Help with algorithm to find optimal route between various routes, where order matters

Question

This seems to be a variation on the Travelling Salesman problem, and I started (as far as some reading at least) going down that route to solve it, but the ordering restrictions are confusing me a bit.

• I have a map with an arbitrary number of destinations on it.
• An agent is given a set of trade routes.
• Each individual route must be processed in order, but all routes can be intermingled.

For example:

• I start at S0.
• I have a route Alpha that needs to visit A1, A2 and A3.
• I have a route Beta that needs to visit B4, B5 and B6.

A valid option would be to simply join the routes together:

S0 -> A1 -> A2 -> A3 -> B4 -> B5 -> B6

But perhaps parts of Beta are actually near the beginning parts of Alpha, so it would be better to go:

S0 -> A1 -> B4 -> B5 -> A2 -> A3 -> B6

Is there a way to calculate an optimal (or "probably quite optimal") route between these nodes, without calculating every distance between every possible pair of nodes?
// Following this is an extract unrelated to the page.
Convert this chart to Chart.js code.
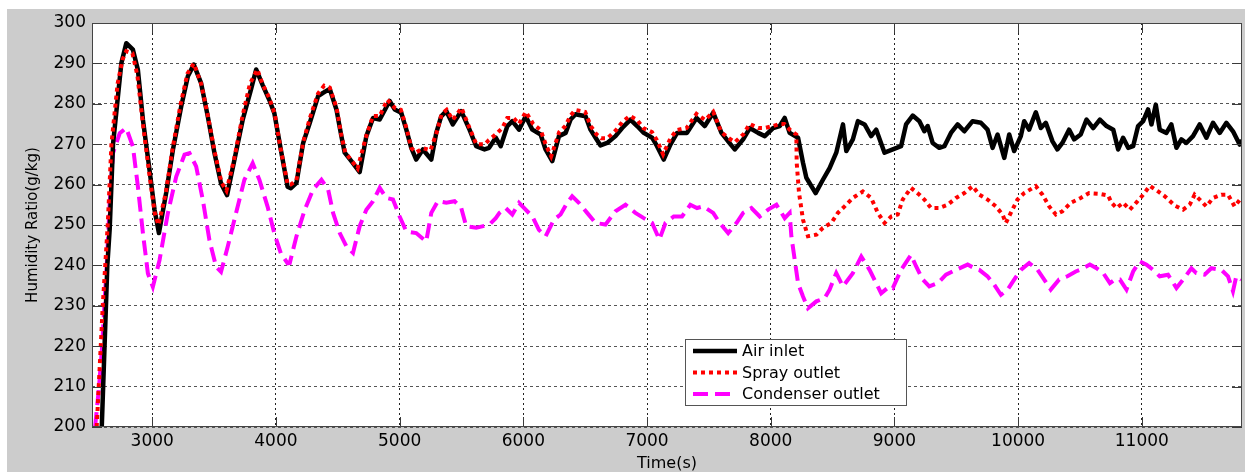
<!DOCTYPE html>
<html>
<head>
<meta charset="utf-8">
<script src="https://cdn.jsdelivr.net/npm/chart.js@4.4.1/dist/chart.umd.min.js"></script>
<style>
  html, body { margin: 0; padding: 0; background: #fff; }
  #wrap { position: relative; width: 1245px; height: 472px; }
</style>
</head>
<body>
<div id="wrap"><canvas id="humidityChart" width="1245" height="472"></canvas></div>
<script>
// Datos: [tiempo (s), humedad (g/kg)]
const airInlet = [
  [2592,200],[2637,240],[2656,249],[2683,270],[2750,290],[2790,295],[2844,293.4],[2884,288.4],
  [2925,276],[2978,263.6],[3019,253.7],[3054,248],[3113,258],[3167,268.6],[3234,279.3],[3288,286.8],
  [3336,289.7],[3395,285.1],[3449,276.9],[3503,267.8],[3556,260.3],[3605,257.4],[3664,266.1],[3731,276],
  [3798,283.5],[3840,288.5],[3892,284.7],[3946,281],[3987,277.7],[4040,268.6],[4094,259.5],[4121,259.1],
  [4166,260.4],[4220,270.3],[4274,275.3],[4341,281.9],[4381,282.7],[4435,283.7],[4489,278.6],[4529,272],
  [4556,267.9],[4610,265.8],[4677,263.1],[4731,272],[4785,276.5],[4839,276.1],[4919,280.7],[4960,278.6],
  [5013,277.8],[5054,273.6],[5094,269.1],[5134,266.2],[5188,268.7],[5256,266.2],[5296,272.8],[5336,276.9],
  [5377,278.2],[5430,274.9],[5498,278.2],[5565,273.6],[5619,269.5],[5686,268.7],[5723,269.1],[5777,271.6],
  [5817,269.5],[5871,274.5],[5911,275.7],[5965,273.6],[6019,276.9],[6073,273.6],[6140,272.4],[6180,268.7],
  [6234,265.8],[6288,272],[6342,272.8],[6382,276.1],[6422,277.4],[6503,276.9],[6543,273.6],[6584,271.6],
  [6624,269.7],[6678,270.3],[6745,272],[6799,274],[6866,276.1],[6920,274.5],[6974,272.8],[7041,271.6],
  [7081,269.5],[7135,266.2],[7189,269.9],[7243,272.8],[7323,272.8],[7400,276.5],[7467,274.5],[7535,277.8],
  [7602,272.8],[7656,270.7],[7709,268.7],[7777,271.2],[7831,274],[7898,272.8],[7952,272],[8019,274],
  [8073,274.5],[8113,276.5],[8153,272.8],[8221,271.6],[8261,265.4],[8288,261.7],[8363,257.9],[8422,261.2],
  [8476,264.1],[8530,267.9],[8584,274.9],[8611,268.3],[8664,271.2],[8705,275.7],[8759,274.9],[8812,272],
  [8853,273.6],[8920,267.9],[8987,268.7],[9054,269.5],[9094,274.9],[9148,277.1],[9202,275.7],[9242,273.2],
  [9269,274.5],[9309,270.3],[9363,269.1],[9404,269.5],[9457,272.8],[9511,274.9],[9565,273.2],[9632,275.7],
  [9699,275.3],[9753,273.6],[9794,269.1],[9834,272.4],[9888,266.6],[9928,272.4],[9968,268.3],[10022,272],
  [10049,275.7],[10089,273.6],[10143,277.9],[10184,274],[10224,275.3],[10278,270.7],[10318,268.7],[10358,270.3],
  [10412,273.6],[10453,271.2],[10506,272.4],[10553,276.1],[10607,274],[10661,276.1],[10715,274.5],[10769,273.6],
  [10809,268.7],[10849,271.6],[10890,269.1],[10930,269.5],[10970,274.5],[11011,275.7],[11051,278.6],[11078,274.9],
  [11113,279.8],[11145,273.6],[11199,272.8],[11239,274.9],[11280,269.1],[11320,271.2],[11360,270.3],[11414,272],
  [11468,274.9],[11522,271.6],[11576,275.3],[11630,272.8],[11684,275.3],[11737,273.2],[11791,269.9],[11810,271]
];

const sprayOutlet = [
  [2551,200],[2600,230],[2640,250],[2670,270],[2720,285],[2760,291],[2790,293],[2840,292.5],[2880,287],
  [2925,275],[2975,263],[3020,253],[3050,250],[3110,258],[3165,269],[3230,280],[3285,287.5],[3336,290],
  [3395,285],[3450,277],[3505,268],[3560,260.5],[3600,258.5],[3660,266],[3730,277],[3790,285],[3850,288.5],
  [3890,285],[3945,281.5],[3990,277.5],[4040,268.5],[4095,260],[4120,260],[4165,261],[4220,270.5],[4275,276.5],
  [4340,282.5],[4390,284.5],[4435,284],[4490,279],[4530,272],[4560,268],[4610,266],[4660,264],[4730,272],
  [4785,277],[4840,277],[4900,281],[4960,279],[5010,278.5],[5055,274],[5095,269],[5135,268],[5190,269],
  [5250,268.5],[5300,273],[5340,277.5],[5380,278.5],[5430,276],[5500,279],[5565,274],[5620,270],[5690,270],
  [5720,271],[5780,272.5],[5830,274],[5870,276.5],[5920,276.5],[5965,275],[6020,278],[6080,275],[6140,273.5],
  [6180,270],[6225,267],[6290,273],[6340,274.5],[6380,277],[6420,278.5],[6500,278],[6545,274.5],[6590,272.5],
  [6630,271.5],[6680,271.5],[6750,273.5],[6800,275.5],[6860,277],[6920,276],[6970,274],[7040,273],[7080,271],
  [7130,267.5],[7190,271.5],[7240,273.5],[7320,274],[7400,277.5],[7470,276],[7535,278],[7600,273],[7660,271.5],
  [7710,270.5],[7780,272.5],[7830,275],[7900,274],[7950,274],[8020,274.5],[8070,275],[8110,275],[8153,273.6],
  [8207,272.4],[8210,265.4],[8229,257.9],[8261,251.3],[8301,247.2],[8369,247.6],[8422,249.3],[8490,250.5],
  [8543,253],[8597,254.6],[8664,256.7],[8745,258.3],[8812,256.7],[8866,253],[8920,250.5],[8974,252.1],
  [9027,252.6],[9067,256.3],[9134,259.2],[9202,257.5],[9242,256.3],[9296,254.2],[9363,254.2],[9430,255],
  [9498,256.7],[9565,257.9],[9632,259.6],[9686,257.5],[9753,256.3],[9820,254.6],[9874,252.6],[9901,250.5],
  [9941,253],[9995,256.3],[10049,257.9],[10143,259.6],[10197,257.5],[10251,254.6],[10305,252.6],[10358,253.4],
  [10426,255.5],[10506,256.7],[10574,257.9],[10661,257.7],[10728,257.3],[10755,255.5],[10796,254.2],[10849,255.5],
  [10903,253.8],[10957,255.6],[11011,257.5],[11065,259.7],[11132,258.3],[11186,257.1],[11266,254.8],[11334,253.8],
  [11387,255],[11427,257.5],[11468,256.3],[11522,254.6],[11576,256.7],[11643,257.5],[11697,257.5],[11750,254.6],
  [11804,256.7]
];

const condenserOutlet = [
  [2538,200],[2570,210],[2595,220],[2613,230],[2632,240],[2656,255.4],[2683,267.8],[2737,272.7],[2790,274],
  [2844,269.4],[2884,259.5],[2925,247.9],[2965,238],[3005,234.7],[3059,241.3],[3126,252.9],[3194,262],[3261,267.4],
  [3301,267.8],[3355,264.5],[3409,256.2],[3462,246.3],[3516,239.7],[3556,238.4],[3610,244.6],[3677,252.9],
  [3745,261.2],[3812,265.3],[3866,261.2],[3933,254.5],[3987,247.9],[4040,243],[4094,240.5],[4112,240.6],
  [4166,247.2],[4233,253.8],[4301,258.8],[4368,261.2],[4422,258.8],[4462,253],[4516,248],[4570,244.7],
  [4623,243.1],[4677,249.7],[4731,253.8],[4785,255.9],[4839,259.2],[4892,256.7],[4946,256.3],[5000,252.1],
  [5054,248.4],[5134,248],[5215,245.9],[5256,253],[5309,255.9],[5377,255.5],[5444,255.9],[5498,254.2],
  [5538,249.7],[5619,249.3],[5726,250.1],[5777,251.7],[5807,253],[5857,254.2],[5911,252.6],[5965,255.5],
  [6019,253.8],[6073,252.1],[6126,248.8],[6180,247.2],[6247,251.3],[6301,252.6],[6355,255.5],[6395,257.1],
  [6449,255.5],[6516,253],[6584,250.5],[6664,250.1],[6745,253.4],[6826,255],[6906,253],[6974,251.7],
  [7041,250.5],[7100,246.4],[7149,250.5],[7216,252.1],[7283,252.1],[7350,255],[7404,254.2],[7454,254.6],
  [7535,253],[7588,250.5],[7656,248],[7723,250.5],[7777,253],[7844,254.2],[7911,252.1],[7979,253.8],
  [8046,255],[8113,251.7],[8153,253],[8167,247.2],[8194,241.4],[8221,235.6],[8261,232.3],[8301,229.4],
  [8369,231.1],[8436,231.9],[8476,234],[8530,238.1],[8584,234.8],[8664,238.1],[8732,242.2],[8799,238.9],
  [8853,235.6],[8893,233.1],[8960,234.8],[8987,234.4],[9054,238.9],[9134,242.6],[9175,239.8],[9229,236.5],
  [9282,234.8],[9350,235.6],[9417,237.7],[9498,238.9],[9592,240.2],[9646,239.3],[9686,238.9],[9753,237.3],
  [9807,235.2],[9861,232.7],[9915,234],[9968,236.5],[10022,238.9],[10089,240.6],[10157,238.9],[10211,236.5],
  [10264,234],[10332,236.5],[10399,237.3],[10466,238.5],[10500,238.9],[10580,240.2],[10634,239.3],[10688,238.1],
  [10742,235.6],[10782,236.5],[10823,236.5],[10876,234],[10930,238.5],[10984,241],[11038,240.2],[11091,238.9],
  [11145,237.3],[11212,237.7],[11280,234.4],[11334,236.5],[11401,239.3],[11441,238.1],[11508,237.7],[11562,239.3],
  [11643,238.9],[11697,237.3],[11737,233.6],[11764,237.3],[11804,236.5]
];

const seriesLabels = ['Air inlet', 'Spray outlet', 'Condenser outlet'];
const xTicks = [3000, 4000, 5000, 6000, 7000, 8000, 9000, 10000, 11000];
const yTicks = [200, 210, 220, 230, 240, 250, 260, 270, 280, 290, 300];

const FONT = '"DejaVu Sans", Arial, sans-serif';

function toPoints(arr) {
  return arr.map(function(p) { return { x: p[0], y: p[1] }; });
}

// Fondo gris tipo MATLAB, caja del área y marcas interiores
const matlabFrame = {
  id: 'matlabFrame',
  beforeDraw: function(chart) {
    const ctx = chart.ctx;
    const a = chart.chartArea;
    ctx.save();
    ctx.fillStyle = '#ffffff';
    ctx.fillRect(0, 0, chart.width, chart.height);
    ctx.fillStyle = '#cccccc';
    ctx.fillRect(7, 9, chart.width - 7, chart.height - 9);
    ctx.fillStyle = '#ffffff';
    ctx.fillRect(a.left, a.top, a.right - a.left, a.bottom - a.top);
    ctx.restore();
  },
  afterDatasetsDraw: function(chart) {
    const ctx = chart.ctx;
    const a = chart.chartArea;
    const xs = chart.scales.x;
    const ys = chart.scales.y;
    ctx.save();
    ctx.strokeStyle = '#3a3a3a';
    ctx.lineWidth = 1;
    ctx.setLineDash([]);
    ctx.beginPath();
    yTicks.forEach(function(v) {
      const py = Math.round(ys.getPixelForValue(v)) + 0.5;
      ctx.moveTo(a.left, py); ctx.lineTo(a.left + 10, py);
      ctx.moveTo(a.right - 10, py); ctx.lineTo(a.right, py);
    });
    xTicks.forEach(function(v) {
      const px = Math.round(xs.getPixelForValue(v)) + 0.5;
      ctx.moveTo(px, a.bottom); ctx.lineTo(px, a.bottom - 10);
      ctx.moveTo(px, a.top); ctx.lineTo(px, a.top + 10);
    });
    ctx.stroke();
    ctx.strokeStyle = '#444444';
    ctx.strokeRect(a.left + 0.5, a.top + 0.5, a.right - a.left - 1, a.bottom - a.top - 1);

    // Leyenda dentro del área
    const box = { x: 685, y: 339, w: 221, h: 66 };
    ctx.fillStyle = '#ffffff';
    ctx.fillRect(box.x, box.y, box.w, box.h);
    ctx.strokeStyle = '#555555';
    ctx.strokeRect(box.x + 0.5, box.y + 0.5, box.w, box.h);
    chart.data.datasets.forEach(function(ds, i) {
      const rowY = box.y + 12 + i * 21.5;
      ctx.beginPath();
      ctx.strokeStyle = ds.borderColor;
      ctx.lineWidth = ds.borderWidth;
      ctx.setLineDash(ds.borderDash || []);
      ctx.moveTo(693, rowY);
      ctx.lineTo(737, rowY);
      ctx.stroke();
      ctx.setLineDash([]);
      ctx.fillStyle = '#000000';
      ctx.font = '16px ' + FONT;
      ctx.textBaseline = 'middle';
      ctx.textAlign = 'left';
      ctx.fillText(ds.label, 742, rowY + 1);
    });
    ctx.restore();
  }
};

const ctx = document.getElementById('humidityChart').getContext('2d');
new Chart(ctx, {
  type: 'line',
  data: {
    datasets: [
      {
        label: seriesLabels[0],
        data: toPoints(airInlet),
        borderColor: '#000000',
        borderWidth: 4.5,
        borderJoinStyle: 'round',
        order: 1
      },
      {
        label: seriesLabels[1],
        data: toPoints(sprayOutlet),
        borderColor: '#ff0000',
        borderWidth: 4,
        borderDash: [4, 4],
        order: -1
      },
      {
        label: seriesLabels[2],
        data: toPoints(condenserOutlet),
        borderColor: '#ff00ff',
        borderWidth: 4,
        borderDash: [15, 7],
        order: 2
      }
    ]
  },
  options: {
    responsive: false,
    animation: false,
    devicePixelRatio: 1,
    elements: { point: { radius: 0 }, line: { tension: 0, fill: false } },
    layout: { padding: { top: 23, right: 3, left: 0, bottom: 0 } },
    plugins: { legend: { display: false }, tooltip: { enabled: false } },
    scales: {
      x: {
        type: 'linear',
        min: 2513,
        max: 11810,
        afterFit: function(s) { s.height = 45; },
        afterBuildTicks: function(s) { s.ticks = xTicks.map(function(v) { return { value: v }; }); },
        ticks: {
          padding: 4,
          color: '#000',
          font: { family: FONT, size: 17 },
          callback: function(v) { return String(v); }
        },
        grid: { color: '#222222', lineWidth: 1, drawTicks: false },
        border: { display: false, dash: [2, 3] },
        title: {
          display: true,
          text: 'Time(s)',
          color: '#000',
          font: { family: FONT, size: 16, lineHeight: 1 },
          padding: 0
        }
      },
      y: {
        type: 'linear',
        min: 200,
        max: 300,
        afterFit: function(s) { s.width = 92; },
        afterBuildTicks: function(s) { s.ticks = yTicks.map(function(v) { return { value: v }; }); },
        ticks: {
          padding: 6,
          color: '#000',
          font: { family: FONT, size: 17 },
          callback: function(v) { return String(v); }
        },
        grid: { color: '#555555', lineWidth: 1, drawTicks: false },
        border: { display: false, dash: [3, 3] },
        title: {
          display: true,
          text: 'Humidity Ratio(g/kg)',
          color: '#000',
          font: { family: FONT, size: 15, lineHeight: 1.2 },
          padding: { top: 24, bottom: 0 }
        }
      }
    }
  },
  plugins: [matlabFrame]
});
</script>
</body>
</html>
Alternatively I could construct a graph of every possible journey, but that also seems like it could get problematic.

Answer 1

The striking thing about this problem is that every time there are only two choices, the next A or the next B. That means I could encode the route as AAABBB. Which in that case means choose all the A's then all the B's.

That makes exploring every possible journey simple. Just permute that string. If you're reluctant to calculate all of those you could run the greedy algorithm and just always choose which ever is shorter, A or B, at each step. It can't guarantee to be optimal but it is likely to be reasonable.